Maine Child Welfare Ombudsman Christine Alberi says for the past several years, she has consistently recommended that the state’s Department of Health and Human Services improve its child safety assessments. The Department’s handling of child protective cases has come into question after the recent abuse death of 10-year-old Marissa Kennedy.
The ombudsman says that overall, DHHS follows proper procedures, but cites multiple instances in which it failed to do so.
It’s Alberi’s job to investigate complaints aimed at Maine’s system for protecting children from abuse and neglect. Since she took the post in 2013, every annual report she has submitted to the governor, the Department of Health and Human Services and lawmakers has highlighted the need to improve how DHHS conducts its assessments of cases in which abuse or neglect of a child is suspected.
“That is a consistent recommendation we’ve made,” she says.
In Alberi’s latest report, released in January, she found multiple cases in which assessments weren’t done properly.
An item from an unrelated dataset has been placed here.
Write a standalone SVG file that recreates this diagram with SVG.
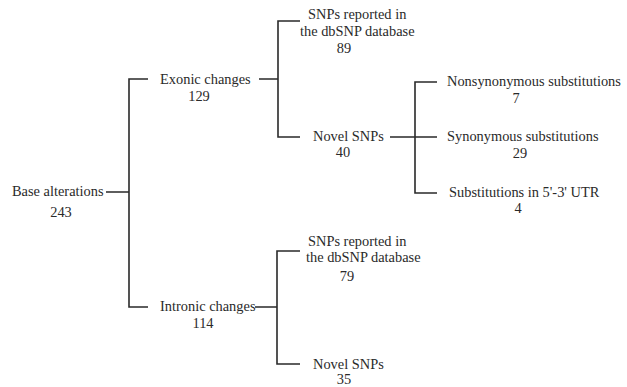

In some instances, that can mean the department failed to recognize the risk to children in their parents care. She says it can also mean not assessing the safety of another adult in the home.
Questions have been raised about whether DHHS properly assessed the safety of Kennedy and possibly her mother. Kennedy was found dead in her home in Stockton Springs on Feb. 25 after being subjected to months of abuse. Former neighbors and school officials say they reported suspected abuse to the state.
In a police affidavit, Kennedy’s mother and stepfather, Sharon and Julio Carrillo, admitted to beating the girl repeatedly for several months. But Sharon Carrillo’s attorney says she, too, was a victim of abuse.
Christine Alberi says she can’t comment on whether she received any complaints involving the family, but says these kinds of situations can be complicated.
“I mean there are times when caseworkers will go in and do everything exactly right, and still, there’s just no way they could’ve known that something bad was happening, and then there are some times when things are missed, or mistakes are made,” she says.
The primary goal in child welfare cases, Alberi says, is to keep children with their parents, because removing them from their home is very traumatic. The situation has to reach a certain critical point to justify removing children, and she says that threshold can be difficult to determine.
“There’s that line that you say, ‘OK, now things are not safe enough for this child.’ That line has moved back and forth historically, depending on cases that have happened or situations. And if it moves too far in one direction or too far in the other direction, it can leave children unsafe or is not in their best interests,” she says.
Most of the time, Alberi says, DHHS does follow proper policies and procedures. But she says it’s important to determine whether there were failures in Kennedy’s case.
“Of course, the questions are, the adults that were around Marissa, whether they’re from the Department or somewhere else, what did they know, what did they see?” she says.
Also, Alberi says, whether there is something that could be done differently to ensure that something like this doesn’t happen again.